Günlük Rutinleri Bilinçli Yaşamak
Kahveni karıştırırken, yürürken ya da duş alırken zihnini o ana getir. Su damlalarının tenine değmesini, kokuları, sıcaklığı hisset. Bu basit farkındalık, zihni geçmişin gölgesinden ve geleceğin kaygısından uzaklaştırır; seni şimdiye, kendine çağırır.

Duygularını Gözlemle
Kendine şu soruyu sor: “Şu anda ne hissediyorum?” Cevabı yargılamadan fark et. Mutluysan fark et, huzursuzsan fark et. Duygular, bastırıldıkça değil, görüldükçe sakinleşir. Bu küçük gözlem anları, içsel şefkati besler.
Doğa ile Temas Et
Bir ağaca dokun, gökyüzüne bak, kuşların sesini dinle. Doğa, kendi frekansında sakin ve dengededir. Onunla temas ettiğinde, senin enerjin de yavaş yavaş o dengeye uyumlanır. Her doğa anı, kendine dönüşün sessiz bir öğretisidir.

Günün Sonunda Kalbine Dön
Uyumadan önce elini kalbine koy ve birkaç dakika sadece kalp atışını dinle. O ritim, yaşamın kendisidir — senin özün, merkezindir. Gün boyunca ne olursa olsun, o atış hep orada; seni sabırla, sevgiyle taşıyor.

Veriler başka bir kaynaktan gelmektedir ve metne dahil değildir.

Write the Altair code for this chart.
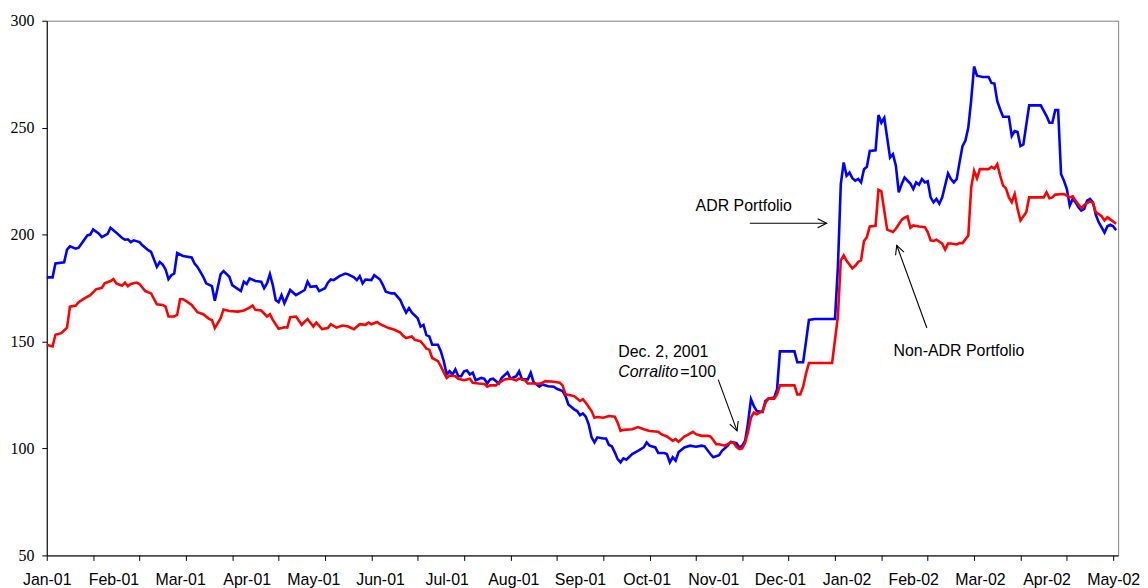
import altair as alt
import pandas as pd

# ---- data (x = trading-day index, y = index level) ----
adr_points = [
    (0, 180), (2, 180), (3, 186.5), (6, 187), (7, 193), (8, 194.5), (10, 193.4), (11, 193.9), (14, 199.6),
    (15, 200), (16, 202.4), (18, 200.4), (19, 198.8), (21, 200.4), (22, 203.2), (24, 200.9), (26, 198.4),
    (27, 197.6), (28, 197.8), (29, 196.5), (30, 197.3), (32, 196.5), (33, 195), (35, 192.7), (36, 191.9),
    (38, 184.9), (39, 187.2), (40, 186), (41, 183.7), (42, 179.2), (43, 181), (44, 181.8), (45, 191.4),
    (47, 190), (50, 189.3), (51, 186.5), (52, 184.9), (54, 180.3), (55, 177.2), (57, 175.9), (58, 169.1),
    (60, 181.5), (61, 182.9), (63, 180.3), (64, 176.4), (66, 174.5),
    (67, 173.6), (68, 178), (69, 176.9), (70, 179.5), (72, 178.3), (74, 178), (75, 174.9), (76, 177.2),
    (77, 181.5), (78, 176.4), (79, 169.4), (80, 168.4), (81, 171.7), (82, 167.9), (83, 171), (84, 174.1),
    (86, 171.7), (87, 172.5), (89, 174.1), (90, 178), (91, 175.6), (93, 175.9), (94, 173.6), (96, 174.9),
    (97, 177.5), (98, 179), (99, 178.7), (101, 180.6), (103, 181.8), (104, 181.4), (106, 180), (107, 178.7),
    (108, 180.6), (109, 177.2), (110, 179), (112, 178.7), (113, 181), (115, 179), (116, 176.4), (117, 173.3),
    (119, 172.5), (120, 172.5), (122, 169.4), (123, 166.3), (124, 163.5), (125, 165.6), (126, 163.5),
    (128, 160.9), (129, 157), (130, 157.8), (131, 153),
    (132, 152.4), (133, 148.5), (135, 148.5), (136, 145.4), (137, 140.8), (138, 134.6), (139, 136.1),
    (140, 134.6), (141, 137), (142, 133.8), (143, 133.8), (144, 136.1), (145, 136.5), (146, 134.6),
    (147, 135.4), (148, 131.9), (150, 133), (151, 132.6), (152, 130.4), (153, 132.3), (154, 132.6),
    (156, 130.4), (157, 133), (159, 135.6), (160, 132.6), (162, 133.8), (163, 136.1), (164, 132.3),
    (166, 132.3), (167, 135.4), (168, 131), (170, 128.9), (171, 129.9), (173, 129.1), (175, 128.9),
    (176, 127.9), (178, 126.8), (179, 124.5), (180, 120.6), (182, 118.3), (183, 117.5), (184, 115.5),
    (185, 116.4), (186, 114.9), (187, 111.3), (188, 105.2), (189, 102.8), (190, 105.2), (192, 104.7),
    (193, 104.7), (194, 101.6), (195, 101), (196, 98.2),
    (197, 95), (198, 93.5), (199, 95.4), (200, 94.8), (202, 97.4), (204, 98.9), (206, 100.5), (207, 102.8),
    (208, 101.3), (210, 100.5), (211, 97.9), (213, 97.9), (214, 97.4), (215, 93.5), (216, 95.9), (217, 94.3),
    (218, 98.2), (220, 100.5), (222, 101.3), (224, 100.8), (226, 101.3), (227, 101), (229, 97.4), (230, 95.9),
    (232, 96.9), (233, 98.9), (235, 101.3), (236, 103.1), (238, 102.5), (239, 100.5), (240, 101.3),
    (241, 103.6), (242, 112.1), (243, 123), (244, 119.8), (245, 117.5), (247, 117), (248, 122.2),
    (249, 123.3), (251, 123.8), (252, 127.6), (253, 145.4), (258, 145.4), (259, 140.3), (261, 140.3),
    (262, 150), (263, 160.1), (265, 160.5), (272, 160.5), (273, 184.9), (274, 223.6), (275, 233.7),
    (276, 227.5), (277, 229), (278, 226.4), (279, 225.2), (280, 226), (281, 224.4), (282, 230.6),
    (283, 231.7), (284, 239.1), (286, 239.4), (287, 255.9), (288, 252.3), (289, 254.6), (290, 245.3),
    (291, 236), (292, 237.6), (293, 232.2), (294, 219.8), (295, 223.6), (296, 226.7), (298, 223.9),
    (299, 221.3), (300, 224.4), (301, 223.3), (302, 226), (303, 224.4), (304, 224.9), (305, 217.4),
    (306, 215.1), (307, 216.7), (308, 214.4), (309, 217.4), (311, 228.6), (312, 226), (313, 224.4),
    (314, 226), (315, 234), (316, 241.4), (317, 244), (318, 250), (319, 263), (320, 278.6), (321, 274.3),
    (323, 273.7), (325, 273.7), (326, 270.9), (327, 270.6), (328, 262.4), (329, 258.5), (330, 255.1),
    (332, 255.1), (333, 246.1), (334, 248.4), (335, 248), (336, 241.4), (337, 242.2), (339, 260.4),
    (343, 260.4), (345, 255.4), (346, 252.3), (347, 252.3), (348, 258.2), (349, 258.2), (350, 228.3),
    (351, 225.2), (352, 221.3), (353, 213.6), (354, 216.7), (355, 215.1), (356, 212.8), (357, 211.2),
    (358, 212), (359, 215.9), (360, 216.7), (361, 215.1), (362, 209.2), (363, 205.8), (365, 200.9),
    (366, 203.9), (367, 204.6), (368, 203.9), (369, 202),
]

nonadr_points = [
    (0, 148.5), (2, 147.7), (3, 153.2), (5, 153.9), (7, 156.5), (8, 166.3), (10, 166.8), (11, 168.4),
    (13, 170.2), (15, 171.7), (17, 174.4), (19, 175.1), (20, 177.2), (22, 178.3), (23, 179.2), (24, 177.2),
    (26, 176.1), (27, 177.5), (28, 175.9), (29, 176.9), (31, 177.6), (32, 176.9), (34, 173.6), (36, 172.5),
    (38, 167.4), (40, 167.1), (41, 166.3), (42, 161.7), (44, 161.7), (45, 162.5), (46, 169.8), (47, 169.8),
    (48, 169), (50, 167.1), (52, 163.7), (54, 162.8), (56, 160.6), (57, 160.1), (58, 156.3), (60, 160.9),
    (61, 165), (63, 164.3), (66, 164),
    (68, 164.5), (70, 165.9), (71, 166.8), (72, 164.8), (74, 164.5), (76, 161.7), (77, 162.8), (78, 160.1),
    (80, 156), (82, 156.7), (83, 156.5), (84, 161.4), (86, 161.7), (88, 157.8), (89, 159.3), (90, 160.5),
    (92, 157), (93, 158.9), (95, 155.8), (97, 156.3), (98, 158.1), (100, 156.5), (102, 157.5), (104, 157),
    (106, 155.8), (108, 158.1), (110, 157.8), (111, 158.9), (112, 158.1), (114, 159.1), (115, 158.1),
    (118, 156.3), (120, 155.5), (122, 154.2), (123, 152.7), (124, 151.6), (126, 152.4), (127, 150.8),
    (129, 150.1), (130, 148.5), (131, 146.7),
    (132, 146.2), (133, 142.3), (135, 140.8), (136, 138.4), (137, 135.6), (138, 133), (139, 134.1),
    (141, 133.8), (142, 132.6), (144, 131.9), (146, 132.6), (147, 130.7), (149, 130.4), (151, 130.2),
    (152, 128.9), (153, 129.5), (155, 129.5), (156, 130.7), (158, 132.3), (160, 132.7), (162, 131.9),
    (163, 132.7), (165, 131.9), (166, 130.4), (168, 130.4), (170, 130.2), (171, 130.7), (172, 131.5),
    (175, 131.2), (177, 130.7), (178, 129.5), (179, 125.3), (181, 124.8), (182, 124.5), (184, 122.2),
    (185, 123), (186, 121.4), (188, 117.5), (189, 114.4), (190, 114.7), (192, 114.4), (194, 115.2),
    (196, 114.9),
    (197, 112), (198, 108.2), (199, 108.7), (202, 109), (204, 110), (206, 109), (208, 108.2), (211, 107.8),
    (212, 106.7), (214, 105.6), (216, 103.6), (217, 104.4), (218, 103.1), (220, 105.6), (221, 106.2),
    (223, 107.8), (224, 106.7), (226, 105.9), (228, 105.9), (229, 105.6), (230, 104), (231, 102), (232, 102),
    (234, 101.3), (236, 102.8), (237, 102.8), (238, 100.8), (239, 99.7), (240, 100), (241, 102.8),
    (242, 107.8), (243, 114.4), (244, 116.8), (245, 116), (247, 117.5), (248, 121.4), (249, 123.3),
    (251, 123.3), (252, 125.3), (253, 129.5), (258, 129.5), (259, 125.3), (260, 125.3), (261, 128.9),
    (262, 135), (263, 140), (271, 140), (273, 161.7), (274, 188), (275, 190.3), (276, 187.7), (278, 184.2),
    (279, 185.4), (280, 187.2), (281, 188), (282, 197), (283, 198.8), (284, 203.8), (286, 204.1),
    (287, 220.9), (288, 220.2), (289, 211.2), (290, 202.3), (292, 201.2), (293, 202.7), (295, 206.9),
    (296, 207.9), (297, 208.5), (298, 203.2), (299, 204.3), (301, 203.8), (303, 203.5), (304, 201.2),
    (305, 197.3), (306, 197), (307, 197.6), (309, 195.8), (310, 193), (311, 195.8), (312, 195.8),
    (314, 195.4), (315, 196), (316, 196), (318, 199.6), (319, 222), (320, 229.8), (321, 226.3),
    (322, 230.6), (325, 230.6), (326, 231.7), (327, 230.9), (328, 232.9), (329, 227.5), (330, 222.9),
    (331, 221.6), (332, 217.4), (333, 215.1), (334, 219), (335, 212), (336, 206.6), (338, 210.5),
    (339, 217.4), (344, 217.4), (345, 219.8), (346, 217), (347, 217.4), (348, 218.7), (351, 219),
    (353, 217.4), (354, 217.9), (355, 215.9), (357, 212.3), (358, 213.9), (360, 215.6), (361, 214.8),
    (362, 210.5), (364, 208.6), (365, 206.6), (366, 208.1), (367, 207.1), (369, 205.1),
]

series_names = ["ADR Portfolio", "Non-ADR Portfolio"]
series_colors = ["#0000FF", "#FF0000"]

month_labels = ["Jan-01", "Feb-01", "Mar-01", "Apr-01", "May-01", "Jun-01", "Jul-01", "Aug-01",
                "Sep-01", "Oct-01", "Nov-01", "Dec-01", "Jan-02", "Feb-02", "Mar-02", "Apr-02", "May-02"]
label_step = 23
tick_step = 16
x_max = 369.7
y_ticks = [50, 100, 150, 200, 250, 300]

ann_text = ["ADR Portfolio", "Non-ADR Portfolio", "Dec. 2, 2001", "=100"]
ann_x = [223.9, 292.2, 197.2, 218.6]
ann_y = [211.2, 143.4, 142.9, 133.6]
italic_text = ["Corralito"]
italic_x = [197.2]
italic_y = [133.6]

arrow_x = [242.6, 303.7, 231.7]
arrow_y = [205.3, 156.3, 132.2]
arrow_x2 = [269.1, 293.3, 238.2]
arrow_y2 = [205.3, 195.0, 108.2]
arrow_angle = [0, 250, 70]

# ---- tables ----
rows = [{"i": i, "v": v, "s": series_names[0]} for i, v in adr_points] + \
       [{"i": i, "v": v, "s": series_names[1]} for i, v in nonadr_points]
df = pd.DataFrame(rows)
label_df = pd.DataFrame({"i": [k * label_step for k in range(len(month_labels))], "t": month_labels})
ann_df = pd.DataFrame({"i": ann_x, "v": ann_y, "t": ann_text})
ital_df = pd.DataFrame({"i": italic_x, "v": italic_y, "t": italic_text})
arr_df = pd.DataFrame({"i": arrow_x, "v": arrow_y, "i2": arrow_x2, "v2": arrow_y2, "a": arrow_angle})

x_scale = alt.Scale(domain=[0, x_max], nice=False, zero=False)
y_scale = alt.Scale(domain=[50, 300], nice=False, zero=False)

lines = alt.Chart(df).mark_line(strokeWidth=2.6).encode(
    x=alt.X("i:Q", scale=x_scale,
            axis=alt.Axis(orient="bottom", values=list(range(0, 369, tick_step)), labels=False,
                          ticks=True, tickSize=5, tickColor="black", domainColor="black",
                          grid=False, title=None)),
    y=alt.Y("v:Q", scale=y_scale,
            axis=alt.Axis(orient="left", values=y_ticks, tickSize=5, labelPadding=8,
                          labelFont="Liberation Serif", labelFontSize=16, labelColor="black",
                          domainColor="black", tickColor="black", grid=False, title=None)),
    color=alt.Color("s:N", scale=alt.Scale(domain=series_names, range=series_colors), legend=None),
)

label_expr = "[" + ",".join("'%s'" % m for m in month_labels) + "][round(datum.value / %d)]" % label_step
xlabels = alt.Chart(label_df).mark_point(opacity=0).encode(
    x=alt.X("i:Q", scale=x_scale,
            axis=alt.Axis(orient="bottom", values=label_df["i"].tolist(), labelExpr=label_expr,
                          ticks=False, tickSize=0, domain=False, labelPadding=16,
                          labelFont="Liberation Sans", labelFontSize=16, labelColor="black",
                          labelFlush=False, labelOverlap=False, labelBound=False, grid=False, title=None)),
)

shafts = alt.Chart(arr_df).mark_rule(color="black", strokeWidth=1.1).encode(
    x=alt.X("i:Q", scale=x_scale, axis=None),
    y=alt.Y("v:Q", scale=y_scale, axis=None),
    x2="i2:Q", y2="v2:Q",
)
heads = alt.Chart(arr_df).mark_point(shape="M-1,-0.5L0,0L-1,0.5", filled=False, size=324,
                                     color="black", strokeWidth=1.1, opacity=1).encode(
    x=alt.X("i2:Q", scale=x_scale, axis=None),
    y=alt.Y("v2:Q", scale=y_scale, axis=None),
    angle=alt.Angle("a:Q", scale=None),
)

texts = alt.Chart(ann_df).mark_text(align="left", baseline="alphabetic", font="Liberation Sans",
                                    fontSize=16, color="black").encode(
    x=alt.X("i:Q", scale=x_scale, axis=None),
    y=alt.Y("v:Q", scale=y_scale, axis=None),
    text="t:N",
)
itexts = alt.Chart(ital_df).mark_text(align="left", baseline="alphabetic", font="Liberation Sans",
                                      fontSize=16, fontStyle="italic", color="black").encode(
    x=alt.X("i:Q", scale=x_scale, axis=None),
    y=alt.Y("v:Q", scale=y_scale, axis=None),
    text="t:N",
)

chart = alt.layer(lines, xlabels, shafts, heads, texts, itexts).resolve_axis(
    x="independent", y="independent"
).properties(
    width=1078, height=538,
    autosize=alt.AutoSizeParams(type="none"),
    padding={"left": 39, "top": 11, "right": 22, "bottom": 32},
).configure_view(stroke="#7f7f7f", strokeWidth=1)

chart.save("out.html", embed_options={"renderer": "svg", "actions": False})
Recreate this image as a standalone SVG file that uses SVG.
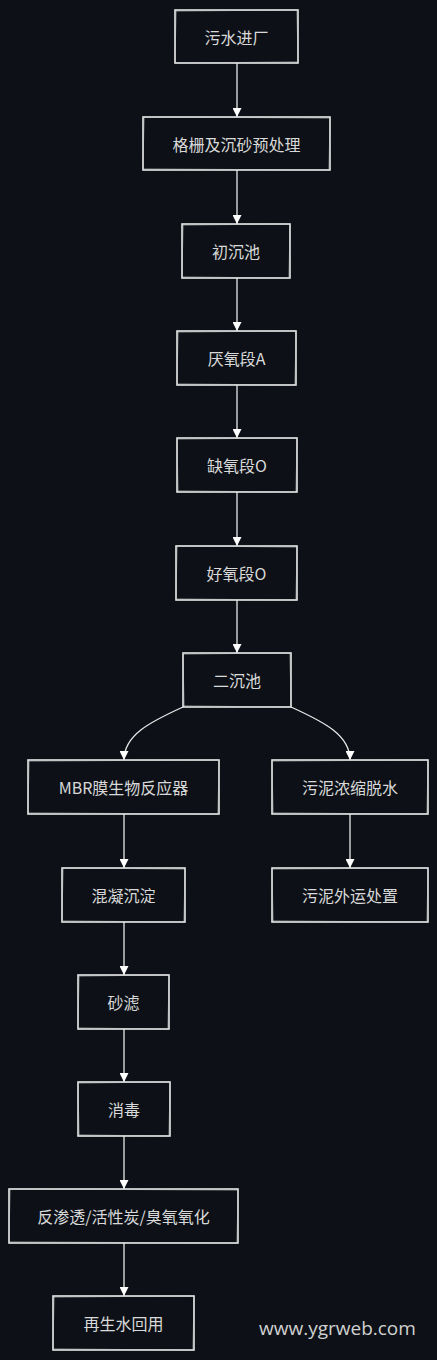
<svg xmlns="http://www.w3.org/2000/svg" width="437" height="1360" viewBox="0 0 437 1360">
<defs>
<style>
.bg{fill:#0d1117}
.box rect{fill:#0d1117;stroke:#e8e8e8;stroke-width:1.6}
.box path{fill:none;stroke:#cfcfcf;stroke-width:0.8;opacity:0.8}
.box text{font-family:"Noto Sans CJK SC","Noto Sans",sans-serif;font-size:16px;fill:#d9d9d9;text-anchor:middle;dominant-baseline:central}
.edge{fill:none;stroke:#e8e8e8;stroke-width:1.3;marker-end:url(#arr)}
.wm{font-family:"Open Sans","Noto Sans",sans-serif;font-size:19px;fill:#d0d0d0}
</style>
<marker id="arr" viewBox="0 0 10 10" refX="10" refY="5" markerWidth="9" markerHeight="9" markerUnits="userSpaceOnUse" orient="auto">
<path d="M0,0 L10,5 L0,10 z" fill="#ffffff"/>
</marker>
</defs>
<rect class="bg" x="0" y="0" width="437" height="1360"/>
<g id="connectors">
<path class="edge" d="M237,63 L237,117"/>
<path class="edge" d="M237,170 L237,224"/>
<path class="edge" d="M237,278 L237,331"/>
<path class="edge" d="M237,385 L237,438"/>
<path class="edge" d="M237,492 L237,546"/>
<path class="edge" d="M237,600 L237,653"/>
<path class="edge" d="M183,707 C150,722 124,735 124,760"/>
<path class="edge" d="M291,707 C324,722 350,735 350,760"/>
<path class="edge" d="M124,814 L124,868"/>
<path class="edge" d="M350,814 L350,868"/>
<path class="edge" d="M124,922 L124,975"/>
<path class="edge" d="M124,1029 L124,1082"/>
<path class="edge" d="M124,1136 L124,1189"/>
<path class="edge" d="M124,1243 L124,1296"/>
</g>
<g id="n1" class="box"><rect x="175" y="10" width="123" height="53"/><path d="M176,11 L297,10 L298,62 L175,63 Z"/><text x="236.5" y="36.5">污水进厂</text></g>
<g id="n2" class="box"><rect x="143" y="117" width="187" height="53"/><path d="M144,117 L330,118 L329,170 L143,169 Z"/><text x="236.5" y="143.5">格栅及沉砂预处理</text></g>
<g id="n3" class="box"><rect x="182" y="224" width="108" height="54"/><path d="M183,225 L290,224 L289,278 L182,277 Z"/><text x="236" y="251">初沉池</text></g>
<g id="n4" class="box"><rect x="177" y="331" width="119" height="54"/><path d="M178,332 L296,331 L295,385 L177,384 Z"/><text x="236.5" y="358">厌氧段A</text></g>
<g id="n5" class="box"><rect x="177" y="438" width="120" height="54"/><path d="M177,439 L297,438 L296,492 L178,491 Z"/><text x="237" y="465">缺氧段O</text></g>
<g id="n6" class="box"><rect x="176" y="546" width="121" height="54"/><path d="M177,546 L297,547 L296,600 L176,599 Z"/><text x="236.5" y="573">好氧段O</text></g>
<g id="n7" class="box"><rect x="183" y="653" width="108" height="54"/><path d="M183,654 L290,653 L291,707 L184,706 Z"/><text x="237" y="680">二沉池</text></g>
<g id="n8" class="box"><rect x="28" y="760" width="191" height="54"/><path d="M29,761 L219,760 L218,814 L28,813 Z"/><text x="123.5" y="787">MBR膜生物反应器</text></g>
<g id="n9" class="box"><rect x="272" y="760" width="156" height="54"/><path d="M272,761 L428,760 L427,814 L273,813 Z"/><text x="350" y="787">污泥浓缩脱水</text></g>
<g id="n10" class="box"><rect x="62" y="868" width="123" height="54"/><path d="M63,868 L185,869 L184,922 L62,921 Z"/><text x="123.5" y="895">混凝沉淀</text></g>
<g id="n11" class="box"><rect x="272" y="868" width="156" height="54"/><path d="M272,869 L428,868 L427,922 L273,921 Z"/><text x="350" y="895">污泥外运处置</text></g>
<g id="n12" class="box"><rect x="78" y="975" width="91" height="54"/><path d="M79,976 L169,975 L168,1029 L78,1028 Z"/><text x="123.5" y="1002">砂滤</text></g>
<g id="n13" class="box"><rect x="78" y="1082" width="92" height="54"/><path d="M78,1083 L170,1082 L169,1136 L79,1135 Z"/><text x="124" y="1109">消毒</text></g>
<g id="n14" class="box"><rect x="9" y="1189" width="229" height="54"/><path d="M10,1189 L238,1190 L237,1243 L9,1242 Z"/><text x="123.5" y="1216">反渗透/活性炭/臭氧氧化</text></g>
<g id="n15" class="box"><rect x="53" y="1296" width="141" height="54"/><path d="M54,1297 L194,1296 L193,1350 L53,1349 Z"/><text x="123.5" y="1323">再生水回用</text></g>
<text class="wm" x="259" y="1335">www.ygrweb.com</text>
</svg>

Kendinle bağ kurmak, bir hedef değil; bir hatırlayıştır. Her farkındalık anı, “Buradayım ve yaşıyorum” demenin sade ama güçlü bir yoludur. Günü bu bilinçle yaşadığında, dış dünyanın karmaşası içinde bile içsel bir sükûnet bulursun — çünkü en güvenli yer, her zaman içindedir.